I live in LA now, which means that I hear the words “the universe is trying to tell you something” more than I’d like. But god damn if I didn’t get the message this time. And here is what the universe is telling me – in the most crushing way possible, because apparently that’s how I need to hear it if it’s going to get through.
I have to stop running. I have to sit in my ugly, sad, shameful feelings, and I have to pick them apart, bit by bit, so I can see what’s inside. I have to learn how to be with myself, by myself. I simply have to stop looking for solutions to sadness – to loneliness, to fear – that aren’t right there in my own little brain and body and heart.

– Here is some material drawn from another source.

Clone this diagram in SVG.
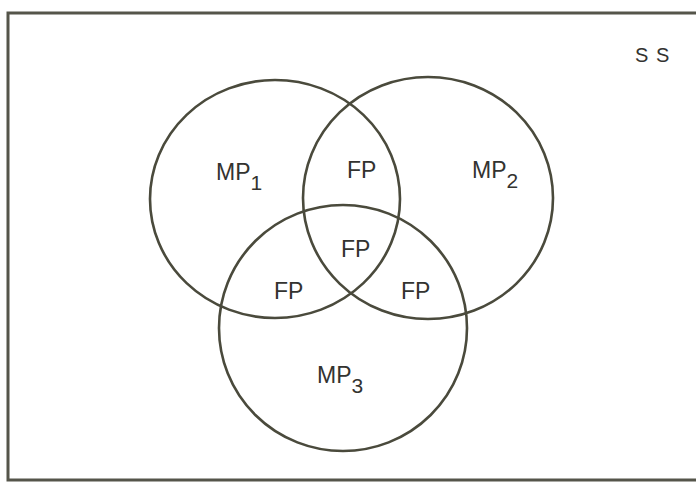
<svg xmlns="http://www.w3.org/2000/svg" width="696" height="486" viewBox="0 0 696 486">
<style>
.ring{fill:none;stroke:#4a4a3c;stroke-width:2.6}
.frame{fill:none;stroke:#55554a;stroke-width:3}
.lbl{font-family:"Liberation Sans",Arial,sans-serif;font-size:23px;fill:#333330}
.sub{font-size:21px}
</style>
<rect width="696" height="486" fill="#ffffff"/>
<g id="frame">
<path class="frame" d="M696 13 H8 V480 H696"/>
</g>
<g id="mp1">
<ellipse class="ring" cx="275" cy="199" rx="125" ry="119"/>
<text class="lbl" x="216" y="180">MP<tspan class="sub" dy="10">1</tspan></text>
</g>
<g id="mp2">
<ellipse class="ring" cx="428" cy="198" rx="125" ry="121"/>
<text class="lbl" x="472" y="178">MP<tspan class="sub" dy="10">2</tspan></text>
</g>
<g id="mp3">
<ellipse class="ring" cx="343" cy="328" rx="124" ry="123"/>
<text class="lbl" x="317" y="383">MP<tspan class="sub" dy="10">3</tspan></text>
</g>
<g id="fp12"><text class="lbl" x="347" y="178">FP</text></g>
<g id="fp123"><text class="lbl" x="341" y="257">FP</text></g>
<g id="fp13"><text class="lbl" x="274" y="299">FP</text></g>
<g id="fp23"><text class="lbl" x="401" y="299">FP</text></g>
<g id="ss"><text class="lbl" x="635" y="62" style="font-size:20px;letter-spacing:1px">S S</text></g>
<g id="connectors"/>
</svg>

I’ve said all this before; I know I have. I’m embarrassed to be saying these things again. I know that I may not even get it right this time; this lesson is not being learned as neatly as I’d like it to be.
But here it is. Here I am. Broken, and putting the pieces back together. All by myself. Again.
One more thing.
When I got that first text – the one that hit me in the face – here is what I did. I picked up the phone and called Francesca. I walked straight out the door with her talking to me, telling me to breathe, and straight over to my neighbor Margo’s house. I told her I needed to stay there, and she said, “stay.”
Later that night – after the earthquake – Margo and me and her three daughters curled up together on the couch. I don’t remember what we watched. I remember her youngest gave me a beaded necklace – one I’m wearing still – and that we made friendship bracelets from rainbow string.
On that couch, with those women, I was held.
I am not alone. I am loved. I am lucky.
I have said all this before; I am ashamed I can so easily forget my own words. And so I’ll say them again, and again, and again. And then, one day, I will believe that they’re true.